The U.S. ambassador to Lebanon submitted a draft truce proposal to halt fighting between Hezbollah and Israel to Lebanon’s parliament speaker Nabih Berri on Thursday, an adviser to the speaker, Ali Hamdan, told NBC News. The Reuters news agency first reported the proposal.

The deal also calls for the full implementation of U.N. Security Council Resolution 1701, which put an end to Israel’s 34-day invasion of Lebanon in 2006 by calling on both Israeli and Hezbollah forces to withdraw, while the Lebanese army and U.N. peacekeepers would be the only armed forces south of Lebanon’s Litani River.

According to Lebanon’s health ministry, Israeli attacks have killed at least 3,400 people in the country.

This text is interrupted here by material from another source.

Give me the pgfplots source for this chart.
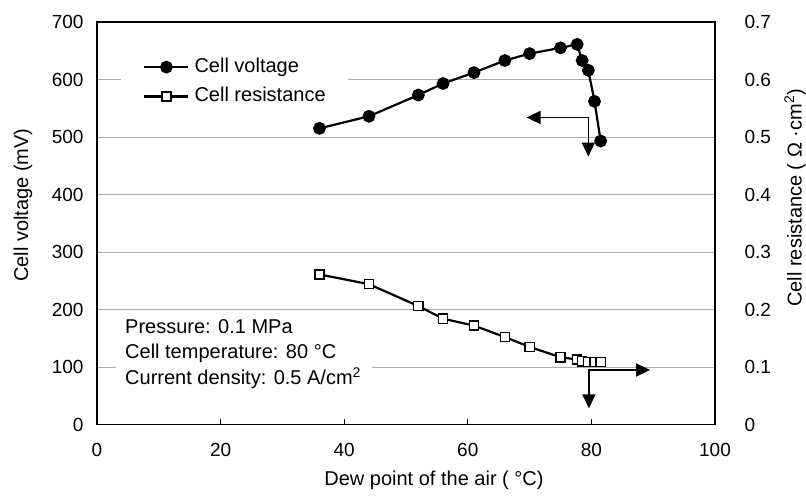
\documentclass[border=0pt]{standalone}
\usepackage{pgfplots}
\pgfplotsset{compat=1.18}
\usepackage{fontspec}
\setmainfont{Liberation Sans}
\usetikzlibrary{arrows.meta}

\begin{document}
\begin{tikzpicture}
\pgfplotsset{
  common/.style={
    scale only axis,
    width=618bp, height=402.5bp,
    xmin=0, xmax=100,
    /pgf/number format/assume math mode=true,
    tick label style={font=\fontsize{19bp}{22bp}\selectfont},
    label style={font=\fontsize{20bp}{24bp}\selectfont},
    axis line style={line width=1.8bp, black},
  },
}
\begin{axis}[common,
  ymin=0, ymax=700,
  xtick={0,20,40,60,80,100},
  ytick={0,100,200,300,400,500,600,700},
  xtick pos=lower, ytick pos=left,
  tick align=inside,
  major tick length=5bp,
  xtick style={black, line width=0.8bp},
  ytick style={draw=none},
  xticklabel style={yshift=-15bp},
  yticklabel style={xshift=-10bp},
  ymajorgrids,
  grid style={gray!65, line width=0.9bp},
  xlabel={Dew point of the air ( °C)},
  xlabel style={at={(axis description cs:0.5453,-0.1528)}, anchor=base},
  ylabel={Cell voltage (mV)},
  ylabel style={at={(axis description cs:-0.120,0.545)}, anchor=center, rotate=0},
  legend style={at={(axis cs:3.9,648)}, anchor=north west, fill=white, draw=none,
    inner xsep=22bp, inner ysep=5bp,
    font=\fontsize{20bp}{24bp}\selectfont,
    nodes={inner sep=0bp, text height=15bp, text depth=5bp},
    row sep=9.5bp,
    /tikz/every odd column/.append style={column sep=5bp}},
  legend cell align=left,
  legend image code/.code={\draw[mark repeat=2,mark phase=2,#1] plot coordinates {(0bp,0bp) (22bp,0bp) (44bp,0bp)};},
]
\coordinate (bl) at (rel axis cs:0,0);
\coordinate (tr) at (rel axis cs:1,1);
\addplot[black, line width=2.2bp, mark=*, mark size=5.3bp, mark options={solid, fill=black}]
  coordinates {(36,515) (44,536) (52,573) (56,593) (61,612) (66,633) (70,645) (75,655) (77.7,661) (78.5,633) (79.5,616) (80.5,562) (81.5,493)};
\addlegendentry{Cell voltage}
\addlegendimage{black, line width=2.2bp, mark=square*, mark size=4.6bp, mark options={solid, fill=white, line width=1.4bp}}
\addlegendentry{Cell resistance}
\fill[white] (axis cs:3.0,50) rectangle (axis cs:44.5,180);
\begin{scope}[every node/.style={anchor=base west, inner sep=0bp, font=\fontsize{20bp}{24bp}\selectfont}]
\node at (axis cs:4.53,159.1) {Pressure: 0.1 MPa};
\node at (axis cs:4.53,113.9) {Cell temperature: 80 °C};
\node at (axis cs:4.53,68.7) {Current density: 0.5 A/cm\textsuperscript{2}};
\end{scope}
\draw[line width=1.6bp, {Triangle[length=14bp,width=13bp]}-{Triangle[length=14bp,width=13bp]}]
  (axis cs:69.5,534) -- (axis cs:79.5,534) -- (axis cs:79.5,466);
\end{axis}

\begin{axis}[common,
  ymin=0, ymax=0.7,
  axis x line=none,
  axis y line*=right,
  ytick={0,0.1,0.2,0.3,0.4,0.5,0.6,0.7},
  ytick style={draw=none},
  yticklabel style={xshift=26bp},
  ylabel={Cell resistance ( Ω ·cm\textsuperscript{2})},
  ylabel style={at={(axis description cs:1.1294,0.563)}, anchor=center, rotate=0},
]
\addplot[black, line width=2.2bp, mark=square*, mark size=4.6bp, mark options={solid, fill=white, line width=1.4bp}]
  coordinates {(36,0.261) (44,0.244) (52,0.206) (56,0.184) (61,0.172) (66,0.152) (70,0.135) (75,0.117) (77.7,0.113) (78.5,0.110) (79.5,0.109) (80.5,0.109) (81.5,0.109)};
\draw[line width=1.6bp, {Triangle[length=14bp,width=13bp]}-{Triangle[length=14bp,width=13bp]}]
  (axis cs:89.5,0.0948) -- (axis cs:79.6,0.0948) -- (axis cs:79.6,0.028);
\end{axis}
\pgfresetboundingbox
\useasboundingbox ([shift={(-97bp,-77.5bp)}]bl) rectangle ([shift={(91bp,22bp)}]tr);
\end{tikzpicture}
\end{document}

A World Bank report estimated the cost of physical damage and economic losses due to the conflict in Lebanon at $8.5 billion.

Hezbollah attacks have killed about 100 civilians and soldiers in northern Israel, the Israeli-occupied Golan Heights and southern Lebanon over the last year, according to Israel.

But hopes of a cease-fire had been buoyed before, notably late last month when Lebanon’s prime minister expressed optimism a cease-fire could be reached before the end of October.

The latest efforts come as the Biden administration makes a push for peace in the waning time before President-elect Donald Trump takes office in January.